Cynthia Bronson Altman is an Independent Scholar who, from 1992 to 2018, served as Curator at Kykuit, for the Rockefeller Brothers Fund, and prior to that for the Rockefeller family. Publications and lectures have delved into the history of the collections, gardens and architecture  She has collaborated on exhibitions on the Rockefeller involvement in Asia, in the National Park System, in the restoration between the wars at Rheims, Fontainebleau and Versailles and on the Asian-inspired gardens at Kykuit and in Maine. Mrs. Altman has contributed to catalogues for the Asia Society, the San Antonio Museum of Art and the Whitechapel Gallery in London. She continues as curatorial advisor for the Rockefeller University. A graduate of Middlebury College, she received an M.A. in art history from Columbia University specializing in Asian art.

Publications include chapters on Kykuit and the Japanese Garden in Rockefeller Family Gardens: An American Legacy, by Larry Lederman, New York, the Monacelli Press, 2017; chapter in Nelson Rockefeller’s Picassos: Tapestries Commissioned for Kykuit, ed.
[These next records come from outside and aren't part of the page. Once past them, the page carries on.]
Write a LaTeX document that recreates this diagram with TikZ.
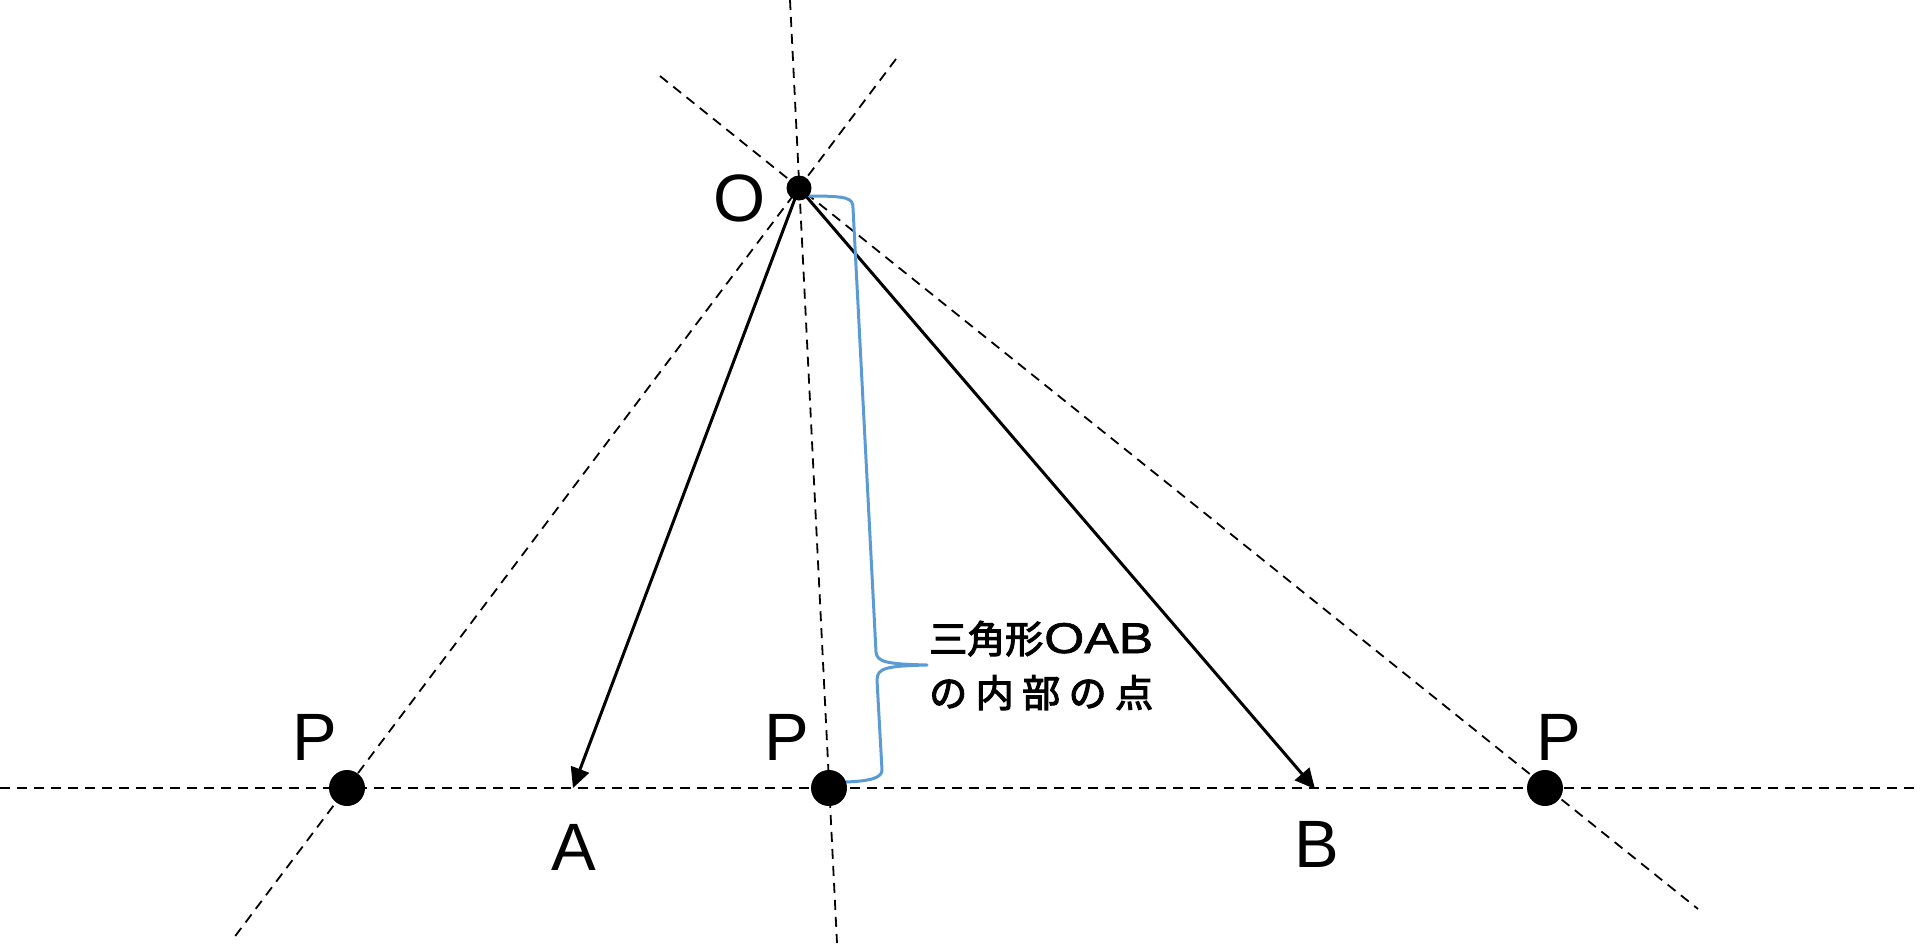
\documentclass[tikz,border=0pt]{standalone}
\usepackage{fontspec}
\setmainfont{Liberation Sans}
\newfontfamily\jp{Noto Sans CJK JP}[FakeBold=3]
\newfontfamily\latinb{Liberation Sans}[FakeBold=1.5,FakeStretch=1.2]
\usetikzlibrary{arrows.meta}
\definecolor{bracecol}{HTML}{5B9BD5}
\begin{document}
\begin{tikzpicture}[x=1pt,y=-1pt,
  guide/.style={draw=black,line width=1.8pt,dash pattern=on 10pt off 7pt},
  vec/.style={draw=black,line width=3pt,-{Triangle[length=20pt,width=19pt]}},
  bigdot/.style={circle,fill=black,minimum size=36pt,inner sep=0pt},
  odot/.style={circle,fill=black,minimum size=25pt,inner sep=0pt},
  lab/.style={inner sep=0pt,font=\fontsize{67}{70}\selectfont},
  jtext/.style={inner sep=0pt,font=\jp\fontsize{38}{42}\selectfont},
  bracepath/.style={draw=bracecol,line width=3pt,line join=round,line cap=round}]
\useasboundingbox (0,0) rectangle (1920,946);
% points
\coordinate (o) at (799,188);
\coordinate (p1) at (347,788);
\coordinate (p2) at (829,788);
\coordinate (p3) at (1545,788);
\coordinate (a) at (573,788);
\coordinate (b) at (1315,789);
% guide line ends
\coordinate (h1) at (0,788);
\coordinate (h2) at (1918,788);
\coordinate (l1a) at (896,59);
\coordinate (l1b) at (233,939);
\coordinate (l2a) at (790,0);
\coordinate (l2b) at (837,943);
\coordinate (l3a) at (660,76);
\coordinate (l3b) at (1698,909);
% dashed guides
\draw[guide] (h1) -- (h2);
\draw[guide] (l1a) -- (l1b);
\draw[guide] (l2a) -- (l2b);
\draw[guide] (l3a) -- (l3b);
% vectors
\draw[vec] (o) -- (a);
\draw[vec] (o) -- (b);
% brace
\coordinate (bt) at (809,196);
\coordinate (btc) at (853,208);
\coordinate (bm1) at (876,652);
\coordinate (tip) at (927,665);
\coordinate (bm2) at (877,680);
\coordinate (bbc) at (882,770);
\coordinate (bb) at (846,782);
\draw[bracepath] (bt) .. controls (848,196) and (853,198) .. (btc)
  -- (bm1) .. controls (877,662) and (886,664) .. (tip)
  .. controls (886,666) and (877,668) .. (bm2)
  -- (bbc) .. controls (882,778) and (870,781) .. (bb);
% dots
\node[odot] (O) at (o) {};
\node[bigdot] (P1) at (p1) {};
\node[bigdot] (P2) at (p2) {};
\node[bigdot] (P3) at (p3) {};
% labels
\node[lab] (lO) at (740,198) {O};
\node[lab] (lP1) at (315,737) {P};
\node[lab] (lP2) at (787,737) {P};
\node[lab] (lP3) at (1559,737) {P};
\node[lab] (lA) at (574,847) {A};
\node[lab] (lB) at (1317,844) {B};
% brace text
\node[jtext,anchor=base west] (t1) at (929,653) {三角形{\latinb\fontsize{43}{46}\selectfont\hskip1pt OAB}};
\node[jtext,anchor=base west] (t2) at (929,707) {\hbox to 224pt{の\hfil 内\hfil 部\hfil の\hfil 点}};
\end{tikzpicture}
\end{document}
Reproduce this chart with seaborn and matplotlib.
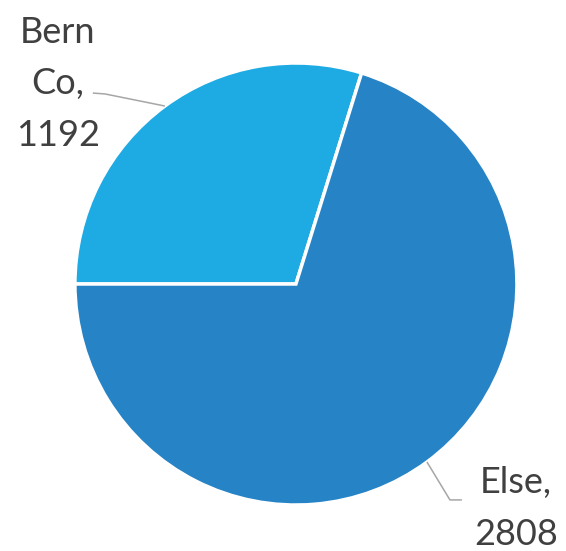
import numpy as np
import matplotlib
matplotlib.use("Agg")
import matplotlib.pyplot as plt
import seaborn as sns

# data
labels = ["Bern Co", "Else"]
label_text = ["Bern\nCo,\n1192", "Else,\n2808"]
values = [1192, 2808]

sns.set_theme(style="white")
plt.rcParams['font.family'] = ['Lato', 'DejaVu Sans']

colors = sns.color_palette(["#1EAAE2", "#2683C6"])

fig = plt.figure(figsize=(5.66, 5.51), dpi=100)
ax = fig.add_axes([0, 0, 1, 1])
wedges, _ = ax.pie(values, colors=colors, startangle=180, counterclock=False,
                   radius=1, wedgeprops=dict(edgecolor="white", linewidth=2.5))
ax.set_xlim(-1.339, 1.222)
ax.set_ylim(-1.208, 1.285)
ax.set_aspect("equal")
ax.axis("off")

# label placement: (elbow, line end, text position)
layout = [((-0.864, 0.860), (-0.919, 0.864), (-1.077, 0.905)),
          ((0.697, -0.977), (0.751, -0.977), (0.995, -1.015))]

for w, txt, (elbow, end, pos) in zip(wedges, label_text, layout):
    mid = np.deg2rad((w.theta1 + w.theta2) / 2)
    anchor = (np.cos(mid), np.sin(mid))
    ax.plot([anchor[0], elbow[0], end[0]], [anchor[1], elbow[1], end[1]],
            color="#A6A6A6", linewidth=1.1, solid_capstyle="butt")
    ax.text(pos[0], pos[1], txt, ha="center", va="center", fontsize=26,
            color="#404040", linespacing=1.7, multialignment="center")

fig.savefig("out.png", dpi=100)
William Keyes Rudolf, San Antonio Museum of Art, 2014; “Picasso’s Guernica and the tapestry it inspired” in Goshka Macuga: The Nature of the Beast, London, The Whitechapel Gallery, c. 2010; “The Japanese Garden at Pocantico,” article in Orientations, May 2006; chapter “A Family’s Love of Asian Art” in A Passion for Asia: The Rockefeller Legacy, NY, The Asia Society, 2006; contributed additional text to Joyce, Henry, Kykuit: The House and Gardens of the Rockefeller Family, second ed. Historic Hudson Valley Press, 2005; historical text and captions in Roberts, Ann Rockefeller, photographs by Mary Louise Pierson, Kykuit: The Rockefeller Family Home, NY, Abbeville, 1998.